Canada is having a little bit of a moment right now. What do you think needs to be done to sustain momentum for Canadian content?

I’ve spent most of my career in the U.K. Although I’m Canadian, I’m also British, and I’ve spent most of my formative, creative years in the U.K. The Canadian system works at its best when it’s more reflective of the British system than the American system. And what I mean by that is, in the British creative ecosystem, it’s really about backing a singular voice for a show. So in the case of Heated Rivalry, Jacob Tierney wrote all six episodes, and he directed them. There was a singular vision for that show. On Finding Her Edge. I was lucky enough to have a small writer’s room, but fundamentally, I had a very specific, singular vision. I called it “timeless romance,” and I judged every decision I had to make in making the show, whether it’s a piece of wardrobe or a piece of music, the casting, every single one of those thousands and thousands of decisions, on whether that belonged to the show or not.
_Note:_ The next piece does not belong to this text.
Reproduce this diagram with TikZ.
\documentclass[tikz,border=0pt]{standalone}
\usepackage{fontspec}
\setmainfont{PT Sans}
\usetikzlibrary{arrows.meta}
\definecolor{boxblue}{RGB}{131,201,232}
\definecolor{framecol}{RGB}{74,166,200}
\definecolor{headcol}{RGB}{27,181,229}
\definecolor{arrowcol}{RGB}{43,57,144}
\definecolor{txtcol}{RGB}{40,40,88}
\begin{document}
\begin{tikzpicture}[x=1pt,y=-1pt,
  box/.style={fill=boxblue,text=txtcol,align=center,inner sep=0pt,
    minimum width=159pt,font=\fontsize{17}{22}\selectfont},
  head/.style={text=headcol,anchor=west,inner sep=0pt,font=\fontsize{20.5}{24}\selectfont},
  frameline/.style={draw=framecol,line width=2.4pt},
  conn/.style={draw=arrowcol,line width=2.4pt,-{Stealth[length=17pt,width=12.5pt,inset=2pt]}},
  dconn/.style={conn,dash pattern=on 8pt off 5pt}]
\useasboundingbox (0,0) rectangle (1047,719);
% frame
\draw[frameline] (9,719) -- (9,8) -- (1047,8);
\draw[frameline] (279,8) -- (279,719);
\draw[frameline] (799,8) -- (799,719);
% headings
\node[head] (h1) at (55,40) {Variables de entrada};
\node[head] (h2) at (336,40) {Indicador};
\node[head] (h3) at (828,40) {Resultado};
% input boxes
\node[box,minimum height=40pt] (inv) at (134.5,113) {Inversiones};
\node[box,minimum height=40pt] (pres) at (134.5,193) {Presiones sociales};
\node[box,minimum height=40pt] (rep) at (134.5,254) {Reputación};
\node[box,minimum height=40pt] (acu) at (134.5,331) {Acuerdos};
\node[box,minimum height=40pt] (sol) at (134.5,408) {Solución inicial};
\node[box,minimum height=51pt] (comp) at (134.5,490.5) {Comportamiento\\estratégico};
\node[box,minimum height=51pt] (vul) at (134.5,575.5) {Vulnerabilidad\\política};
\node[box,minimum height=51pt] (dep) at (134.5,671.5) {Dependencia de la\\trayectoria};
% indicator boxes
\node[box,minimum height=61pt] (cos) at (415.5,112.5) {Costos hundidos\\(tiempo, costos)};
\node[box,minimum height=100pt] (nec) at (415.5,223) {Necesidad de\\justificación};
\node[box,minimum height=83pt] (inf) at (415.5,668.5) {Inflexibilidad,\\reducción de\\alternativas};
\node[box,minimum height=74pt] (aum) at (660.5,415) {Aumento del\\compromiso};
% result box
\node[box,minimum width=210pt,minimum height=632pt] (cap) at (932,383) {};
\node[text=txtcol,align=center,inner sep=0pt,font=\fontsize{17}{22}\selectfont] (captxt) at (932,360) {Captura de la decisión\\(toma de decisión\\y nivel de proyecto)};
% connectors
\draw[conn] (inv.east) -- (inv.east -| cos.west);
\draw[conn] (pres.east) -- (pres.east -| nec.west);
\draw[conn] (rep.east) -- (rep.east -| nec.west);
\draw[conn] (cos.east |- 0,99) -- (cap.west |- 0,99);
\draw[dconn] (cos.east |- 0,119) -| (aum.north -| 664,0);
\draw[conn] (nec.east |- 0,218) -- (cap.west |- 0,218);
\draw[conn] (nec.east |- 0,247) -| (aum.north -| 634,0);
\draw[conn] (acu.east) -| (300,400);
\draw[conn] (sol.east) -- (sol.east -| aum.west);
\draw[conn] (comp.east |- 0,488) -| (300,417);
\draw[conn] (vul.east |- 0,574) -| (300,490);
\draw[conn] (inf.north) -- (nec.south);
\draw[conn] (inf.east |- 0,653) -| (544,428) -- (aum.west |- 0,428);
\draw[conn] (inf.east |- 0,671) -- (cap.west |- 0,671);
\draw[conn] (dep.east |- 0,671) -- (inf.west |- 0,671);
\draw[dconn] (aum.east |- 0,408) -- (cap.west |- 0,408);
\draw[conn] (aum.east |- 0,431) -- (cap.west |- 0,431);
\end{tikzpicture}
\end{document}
And that’s because I come from the British system, and I think that’s where Canada can punch well above its weight. We may not be able to compete on spectacle or budget, but I think we can compete on voice and vision.
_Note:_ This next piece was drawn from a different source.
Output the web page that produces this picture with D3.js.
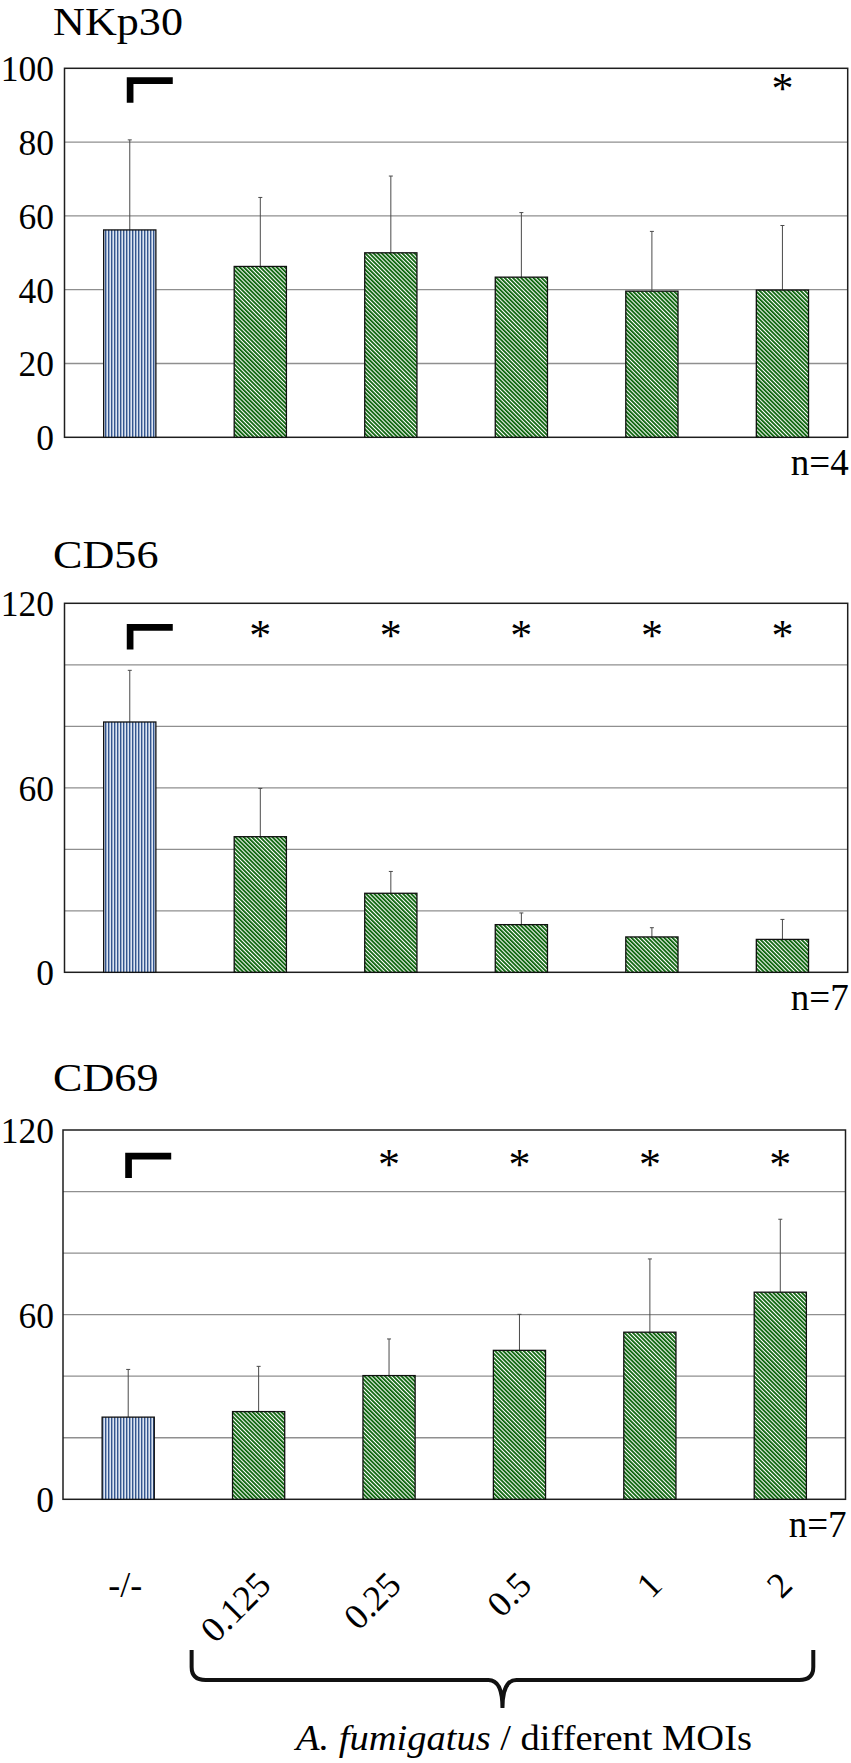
<!DOCTYPE html>
<html>
<head>
<meta charset="utf-8">
<script src="https://cdn.jsdelivr.net/npm/d3@7"></script>
<style>
  html, body { margin: 0; padding: 0; background: #fff; }
  svg { display: block; }
</style>
</head>
<body>
<svg id="chart" width="851" height="1763"></svg>
<script>
// ---------------- DATA ----------------
const categories = ["-/-", "0.125", "0.25", "0.5", "1", "2"];

const nkp30Values = [56.2, 46.3, 50.0, 43.4, 39.6, 39.9];
const nkp30Errors = [24.4, 18.7, 20.8, 17.5, 16.2, 17.5];
const nkp30Sig    = [false, false, false, false, false, true];
const nkp30Ticks  = [0, 20, 40, 60, 80, 100];
const nkp30Labels = [0, 20, 40, 60, 80, 100];

const cd56Values = [81.4, 44.1, 25.7, 15.5, 11.5, 10.7];
const cd56Errors = [16.8, 15.7, 7.1, 3.8, 3.0, 6.5];
const cd56Sig    = [false, true, true, true, true, true];
const cd56Ticks  = [0, 20, 40, 60, 80, 100, 120];
const cd56Labels = [0, 60, 120];

const cd69Values = [26.7, 28.5, 40.2, 48.4, 54.3, 67.3];
const cd69Errors = [15.5, 14.7, 11.9, 11.7, 23.8, 23.7];
const cd69Sig    = [false, false, true, true, true, true];
const cd69Ticks  = [0, 20, 40, 60, 80, 100, 120];
const cd69Labels = [0, 60, 120];

const panelTitles = ["NKp30", "CD56", "CD69"];
const nLabels = ["n=4", "n=7", "n=7"];
const groupLabelItalic = "A. fumigatus";
const groupLabelRest = " / different MOIs";

// ---------------- LAYOUT ----------------
const SERIF = '"Liberation Serif", serif';
const panels = [
  { title: panelTitles[0], values: nkp30Values, errors: nkp30Errors, sig: nkp30Sig, ticks: nkp30Ticks, labels: nkp30Labels, max: 100, n: nLabels[0],
    left: 64.5, right: 847.7, top: 68.3, bottom: 437.3, titleY: 35, markOff: 9 },
  { title: panelTitles[1], values: cd56Values, errors: cd56Errors, sig: cd56Sig, ticks: cd56Ticks, labels: cd56Labels, max: 120, n: nLabels[1],
    left: 64.5, right: 847.7, top: 603.3, bottom: 972.3, titleY: 568.3, markOff: 20.7 },
  { title: panelTitles[2], values: cd69Values, errors: cd69Errors, sig: cd69Sig, ticks: cd69Ticks, labels: cd69Labels, max: 120, n: nLabels[2],
    left: 63, right: 845.5, top: 1130, bottom: 1499.3, titleY: 1090.5, markOff: 22.7 }
];

const svg = d3.select("#chart");
const defs = svg.append("defs");

// vertical blue stripes
const pb = defs.append("pattern").attr("id", "pblue")
  .attr("patternUnits", "userSpaceOnUse").attr("width", 3).attr("height", 10);
pb.append("rect").attr("width", 3).attr("height", 10).attr("fill", "#dde5f2");
pb.append("rect").attr("x", 0).attr("width", 1.4).attr("height", 10).attr("fill", "#34568f");

// diagonal green stripes (top-left to bottom-right)
const pg = defs.append("pattern").attr("id", "pgreen")
  .attr("patternUnits", "userSpaceOnUse").attr("width", 2.9).attr("height", 10)
  .attr("patternTransform", "rotate(-45)");
pg.append("rect").attr("width", 2.9).attr("height", 10).attr("fill", "#ffffff");
pg.append("rect").attr("x", 0).attr("width", 1.8).attr("height", 10).attr("fill", "#086208");

let lastX = null;

function T(sel) { return sel.attr("font-family", SERIF).style("font-family", SERIF).attr("fill", "#000"); }

panels.forEach((p, pi) => {
  const g = svg.append("g");
  const x = d3.scaleBand().domain(categories).range([p.left, p.right]).padding(0);
  const y = d3.scaleLinear().domain([0, p.max]).range([p.bottom, p.top]);
  const bw = x.bandwidth() * 0.4;
  lastX = x;

  // title
  T(g.append("text"))
    .attr("transform", `translate(53,${p.titleY}) scale(1.09,1)`)
    .attr("font-size", 40.5)
    .text(p.title);

  // grid lines
  g.selectAll("line.grid").data(p.ticks.filter(t => t > 0 && t < p.max)).enter()
    .append("line").attr("class", "grid")
    .attr("x1", p.left).attr("x2", p.right)
    .attr("y1", d => y(d)).attr("y2", d => y(d))
    .attr("stroke", "#8f8f8f").attr("stroke-width", 1.3);

  // y axis labels via d3 axis (ticks hidden)
  const yAxis = d3.axisLeft(y).tickValues(p.labels).tickSize(0).tickPadding(0).tickFormat(d3.format("d"));
  const ag = g.append("g").attr("transform", `translate(54,0)`).call(yAxis);
  ag.attr("font-family", SERIF).attr("font-size", 35.5);
  ag.select(".domain").remove();
  T(ag.selectAll("text")).attr("font-size", 35.5).attr("dy", "0.35em").attr("x", 0);

  // frame
  g.append("rect")
    .attr("x", p.left).attr("y", p.top)
    .attr("width", p.right - p.left).attr("height", p.bottom - p.top)
    .attr("fill", "none").attr("stroke", "#1e1e1e").attr("stroke-width", 1.5);

  // error bars
  const eg = g.append("g");
  categories.forEach((c, i) => {
    const cx = x(c) + x.bandwidth() / 2;
    const top = y(p.values[i] + p.errors[i]);
    eg.append("line").attr("x1", cx).attr("x2", cx)
      .attr("y1", y(p.values[i])).attr("y2", top)
      .attr("stroke", "#4a4a4a").attr("stroke-width", 1);
    eg.append("line").attr("x1", cx - 2).attr("x2", cx + 2)
      .attr("y1", top).attr("y2", top)
      .attr("stroke", "#4a4a4a").attr("stroke-width", 1);
  });

  // bars
  g.selectAll("rect.bar").data(categories).enter()
    .append("rect").attr("class", "bar")
    .attr("x", d => x(d) + (x.bandwidth() - bw) / 2)
    .attr("width", bw)
    .attr("y", (d, i) => y(p.values[i]))
    .attr("height", (d, i) => y(0) - y(p.values[i]))
    .attr("fill", (d, i) => i === 0 ? "url(#pblue)" : "url(#pgreen)")
    .attr("stroke", "#111").attr("stroke-width", 1.3);

  // reference marker (corner)
  const c0 = x(categories[0]) + x.bandwidth() / 2;
  const my = p.top + p.markOff;
  g.append("path")
    .attr("d", `M${c0 - 3},${my} H${c0 + 43} V${my + 6.7} H${c0 + 3.7} V${my + 25.4} H${c0 - 3} Z`)
    .attr("fill", "#000");

  // asterisks
  categories.forEach((c, i) => {
    if (!p.sig[i]) return;
    T(g.append("text"))
      .attr("x", x(c) + x.bandwidth() / 2)
      .attr("y", my + 26)
      .attr("text-anchor", "middle")
      .attr("font-size", 44)
      .text("*");
  });

  // n label
  T(g.append("text"))
    .attr("x", p.right + 1).attr("y", p.bottom + 37.7)
    .attr("text-anchor", "end")
    .attr("font-size", 37)
    .text(p.n);
});

// x category labels (below last panel)
const xl = lastX;
categories.forEach((c, i) => {
  const cx = xl(c) + xl.bandwidth() / 2;
  if (i === 0) {
    T(svg.append("text")).attr("x", cx - 3).attr("y", 1597)
      .attr("text-anchor", "middle").attr("font-size", 36).text(c);
  } else {
    T(svg.append("text"))
      .attr("transform", `translate(${cx + 14},1587) rotate(-45)`)
      .attr("text-anchor", "end").attr("font-size", 36).text(c);
  }
});

// brace under MOI categories
const bl = xl(categories[1]) + xl.bandwidth() / 2 - 67;
const br = xl(categories[5]) + xl.bandwidth() / 2 + 33;
const bm = (bl + br) / 2;
svg.append("path")
  .attr("d", `M${bl},1650 L${bl},1667 Q${bl},1680 ${bl + 14},1680 L${bm - 14},1680 Q${bm},1680 ${bm},1708 Q${bm},1680 ${bm + 14},1680 L${br - 14},1680 Q${br},1680 ${br},1667 L${br},1650`)
  .attr("fill", "none").attr("stroke", "#111").attr("stroke-width", 4);

// group label
const gt = T(svg.append("text")).attr("transform", "translate(296,1750) scale(1.07,1)").attr("font-size", 36);
gt.append("tspan").attr("font-style", "italic").text(groupLabelItalic);
gt.append("tspan").text(groupLabelRest);
</script>
</body>
</html>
Do you have enough material to draw from the book for the second season? How much more are you having to create a wider universe as you continue to tell the story of these characters?
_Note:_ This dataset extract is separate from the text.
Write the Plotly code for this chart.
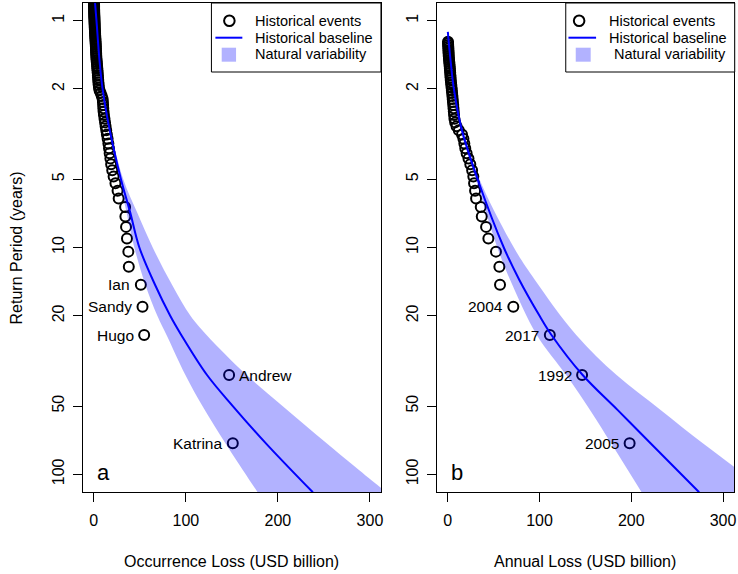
import numpy as np
import plotly.graph_objects as go

W, H = 738, 574
FONT = "Liberation Sans, Arial, Helvetica, sans-serif"

# ---- historical record -------------------------------------------------
N_YEARS = 72  # plotting position T = (N + 1) / rank

# occurrence losses (USD billion), ranked largest first
occurrence_loss = [
    151, 147, 54.7, 52.9, 51.1, 38.0, 37.5, 36.0, 35.0, 34.3,
    34.0, 27.0, 25.8, 23.5, 21.5, 20.0, 18.8, 18.0, 17.2, 16.5,
    15.8, 15.0, 14.2, 13.5, 12.8, 12.2, 11.6, 11.0, 10.6, 10.3,
    10.1, 9.9, 9.6, 8.6, 7.4, 6.2, 5.6, 5.3, 5.0, 4.8,
    4.6, 4.4, 4.2, 4.0, 3.8, 3.6, 3.4, 3.2, 3.0, 2.8,
    2.7, 2.6, 2.5, 2.4, 2.3, 2.2, 2.1, 2.0, 1.9, 1.8,
    1.7, 1.6, 1.5, 1.4, 1.3, 1.2, 1.1, 1.0, 0.95, 0.9,
    0.85, 0.8, 0.75, 0.7, 0.65, 0.6, 0.55, 0.5, 0.47, 0.44,
    0.41, 0.38, 0.35, 0.32, 0.29, 0.26, 0.23, 0.2, 0.18, 0.16,
    0.14, 0.12, 0.1, 0.08, 0.06,
]

# annual aggregate losses (USD billion), ranked largest first
annual_loss = [
    198.2, 146.4, 111.2, 71.4, 56.9, 56.2, 52.5, 44.2, 41.7, 37.0,
    35.9, 30.8, 29.7, 28.6, 27.8, 26.5, 24.5, 22.5, 20.5, 19.0,
    18.0, 17.0, 15.5, 12.0, 9.5, 8.0, 7.2, 6.8, 6.5, 6.2,
    5.9, 5.6, 5.3, 5.0, 4.7, 4.4, 4.1, 3.8, 3.5, 3.2,
    3.0, 2.8, 2.6, 2.4, 2.2, 2.0, 1.8, 1.6, 1.4, 1.2,
    1.0, 0.9, 0.8, 0.7, 0.6, 0.5, 0.4, 0.3, 0.2,
]

event_names = ["Katrina", "Andrew", "Hugo", "Sandy", "Ian"]
event_sides = ["left", "right", "left", "left", "left"]
year_names = ["2005", "1992", "2017", "2004"]

# ---- fitted baseline and natural-variability envelope -------------------
base_rp_a = [0.7, 0.83, 1, 1.5, 2, 3, 5, 7, 10, 14.6, 20, 24.3, 36.5, 50, 73, 120]
base_a = [0.3, 1.3, 2.9, 6.2, 9.5, 17, 29.5, 39.5, 49.5, 66.5, 83, 95, 123, 151, 187, 238]

band_rp_a = [1, 2, 3, 5, 7, 10, 14.6, 20, 24.3, 36.5, 50, 73, 113.5, 125]
band_lo_a = [2.6, 9.0, 16.0, 28.0, 35.5, 44, 56, 69, 79, 99.5, 118, 143, 174, 181]
band_hi_a = [3.2, 10.0, 18.0, 32, 47, 64, 85, 105, 122.5, 166, 205, 253, 310.5, 324]

base_rp_b = [1.12, 1.5, 2, 3, 5, 10, 13.9, 20, 24.3, 36.5, 52, 73, 120]
base_b = [0, 3, 6.6, 15, 32.5, 61, 78, 100, 113, 147, 185, 221, 274]

band_rp_b = [1.12, 2, 3, 5, 10, 13.9, 24.3, 36.5, 52, 73, 92.6, 125]
band_lo_b = [0, 6.0, 13.5, 30.5, 54, 68, 97, 129, 155, 178, 194, 214]
band_hi_b = [0.5, 7.2, 16.5, 34.5, 72, 95, 140, 184, 232, 278, 312, 356]

x_ticks = [0, 100, 200, 300]
y_ticks = [1, 2, 5, 10, 20, 50, 100]

BAND = "rgba(0,0,255,0.3)"


def ppx(x):
    return x / W


def ppy(y):
    return 1 - y / H


fig = go.Figure()


def add_panel(xa, ya, losses, base_rp, base, band_rp, lo, hi):
    rp = [(N_YEARS + 1) / (k + 1) for k in range(len(losses))]
    fig.add_trace(go.Scatter(
        x=losses, y=rp, mode="markers", xaxis=xa, yaxis=ya,
        marker=dict(symbol="circle-open", size=10, color="black",
                    line=dict(width=2, color="black")),
        hoverinfo="skip"))
    fig.add_trace(go.Scatter(
        x=lo, y=band_rp, mode="lines", xaxis=xa, yaxis=ya,
        line=dict(width=0, shape="spline", color=BAND), hoverinfo="skip"))
    fig.add_trace(go.Scatter(
        x=hi, y=band_rp, mode="lines", xaxis=xa, yaxis=ya, fill="tonextx",
        fillcolor=BAND, line=dict(width=0, shape="spline", color=BAND),
        hoverinfo="skip"))
    fig.add_trace(go.Scatter(
        x=base, y=base_rp, mode="lines", xaxis=xa, yaxis=ya,
        line=dict(width=2, color="#0000ff", shape="spline"), hoverinfo="skip"))
    return rp


rp_a = add_panel("x", "y", occurrence_loss, base_rp_a, base_a, band_rp_a, band_lo_a, band_hi_a)
rp_b = add_panel("x2", "y2", annual_loss, base_rp_b, base_b, band_rp_b, band_lo_b, band_hi_b)

annotations = []
label_font = dict(family=FONT, size=15.5, color="black")

for k, (name, side) in enumerate(zip(event_names, event_sides)):
    annotations.append(dict(
        x=occurrence_loss[k], y=np.log10(rp_a[k]), xref="x", yref="y",
        text=name, showarrow=False, font=label_font, borderpad=0, borderwidth=0,
        xanchor="right" if side == "left" else "left",
        xshift=-10.5 if side == "left" else 10, yanchor="middle"))

for k, name in enumerate(year_names):
    annotations.append(dict(
        x=annual_loss[k], y=np.log10(rp_b[k]), xref="x2", yref="y2",
        text=name, showarrow=False, font=label_font, borderpad=0, borderwidth=0,
        xanchor="right", xshift=-10.5, yanchor="middle"))

# panel letters
for letter, xr, yr in [("a", "x", "y"), ("b", "x2", "y2")]:
    annotations.append(dict(
        x=10, y=2, xref=xr, yref=yr, text=letter, showarrow=False,
        font=dict(family=FONT, size=22, color="black"), xanchor="center",
        yanchor="middle", yshift=2, borderpad=0))

axis_font = dict(family=FONT, size=16, color="black")
annotations += [
    dict(x=ppx(232.5), y=ppy(561), xref="paper", yref="paper",
         xanchor="center", yanchor="middle",
         text="Occurrence Loss (USD billion)", showarrow=False, font=axis_font),
    dict(x=ppx(587), y=ppy(561), xref="paper", yref="paper",
         xanchor="center", yanchor="middle",
         text="Annual Loss (USD billion)", showarrow=False, font=axis_font),
    dict(x=ppx(17), y=ppy(247.5), xref="paper", yref="paper", textangle=-90,
         xanchor="center", yanchor="middle",
         text="Return Period (years)", showarrow=False, font=axis_font),
]

# legends
shapes = []
leg_font = dict(family=FONT, size=14.5, color="black")


def add_legend(box, circ_x, line_x, sq_x, text_x):
    x0, x1 = box
    shapes.append(dict(type="rect", xref="paper", yref="paper",
                       x0=ppx(x0), x1=ppx(x1), y0=ppy(72), y1=ppy(3),
                       line=dict(color="black", width=1), fillcolor="white"))
    r = 5.3
    shapes.append(dict(type="circle", xref="paper", yref="paper",
                       x0=ppx(circ_x - r), x1=ppx(circ_x + r),
                       y0=ppy(20.7 + r), y1=ppy(20.7 - r),
                       line=dict(color="black", width=2)))
    shapes.append(dict(type="line", xref="paper", yref="paper",
                       x0=ppx(line_x[0]), x1=ppx(line_x[1]),
                       y0=ppy(37.7), y1=ppy(37.7),
                       line=dict(color="#0000ff", width=2)))
    shapes.append(dict(type="rect", xref="paper", yref="paper",
                       x0=ppx(sq_x[0]), x1=ppx(sq_x[1]),
                       y0=ppy(61.7), y1=ppy(47.7),
                       line=dict(width=0), fillcolor=BAND))
    for txt, tx, ty in zip(["Historical events", "Historical baseline", "Natural variability"],
                           text_x, [20.7, 37.7, 54.3]):
        annotations.append(dict(x=ppx(tx), y=ppy(ty), xref="paper", yref="paper",
                                text=txt, showarrow=False, font=leg_font,
                                xanchor="left", yanchor="middle", borderpad=0))


add_legend((212, 382), 230, (216, 243), (222.3, 236.7), [255, 255, 255])
add_legend((567.3, 736.7), 580.7, (570, 597.7), (577.3, 592.3), [610, 610, 615])

xcommon = dict(range=[-12, 312], tickvals=x_ticks, ticks="outside", ticklen=9,
               tickwidth=1, tickcolor="black", showline=True, mirror=True,
               linecolor="black", linewidth=1, showgrid=False, zeroline=False,
               tickfont=axis_font, ticklabelstandoff=5)
ycommon = dict(type="log", range=[2.078, -0.078], tickvals=y_ticks,
               ticktext=[str(v) for v in y_ticks], tickangle=-90,
               ticks="outside", ticklen=9, tickwidth=1, tickcolor="black",
               showline=True, mirror=True, linecolor="black", linewidth=1,
               showgrid=False, zeroline=False, tickfont=axis_font,
               ticklabelstandoff=2)

ydom = [ppy(492), ppy(3)]
fig.update_layout(
    width=W, height=H, margin=dict(l=0, r=0, t=0, b=0),
    paper_bgcolor="white", plot_bgcolor="white", showlegend=False,
    font=dict(family=FONT),
    xaxis=dict(domain=[ppx(83), ppx(382)], anchor="y", **xcommon),
    yaxis=dict(domain=ydom, anchor="x", **ycommon),
    xaxis2=dict(domain=[ppx(438), ppx(736)], anchor="y2", **xcommon),
    yaxis2=dict(domain=ydom, anchor="x2", **ycommon),
    annotations=annotations, shapes=shapes,
)

fig.write_html("out.html")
I looked at the initial character set and the initial setup from Jennifer’s amazing book, but we took the story in a different trajectory from what’s in the novel. The plot is different. What I had to do was really build out our own world and our own universe that’s organic to the show, and there are little things that we populate in season one that will pay off in season two. As an example, there’s a rival rink in the world of the show, which is called Voltage, run by a character called Kevin, played by former Olympian Elvis Stojko, and we tee up several times through season one and pay it off in episode eight that he has bought the Russo rink business. In doing so, there’s already conflict and drama baked into what’s going to come. But I had to lay those breadcrumbs early in season one in order to give us the flexibility to have somewhere to go in season two.

Are you concerned that we’re just going to be inundated with winter-sports-themed dramas in the next year, because these shows have done so well?

I’m not worried because we have a very specific tone and we have very specific characters. But I do find it humorous that this industry often has a number of copycats. There’s a trend, and then everybody follows that trend, and twas ever thus. But my hope would be that the lessons that we as an industry learn aren’t to copy, but in fact, to always be finding something new and compelling and different to offer the audience. I think that was the lesson of Heated Rivalry; if you offer something with a singular voice and a very specific vision, that’s totally different, then people will flock to it. In any creative system, if you back voices who have something to say, then I think you get exceptional pieces of art coming to the audience.

Are there other things that you’ve got going on outside of writing the second season that you can tell me about?

I’m writing a new book. I try to get a couple of hours every morning of prose fiction writing. I’m currently in post-production as a non-writing executive producer on a show called Crew Girl. It’s also in the YA point of view, also a Netflix show, set in the world of rowing. And, of course, I’m deep in writing season two for Finding Her Edge.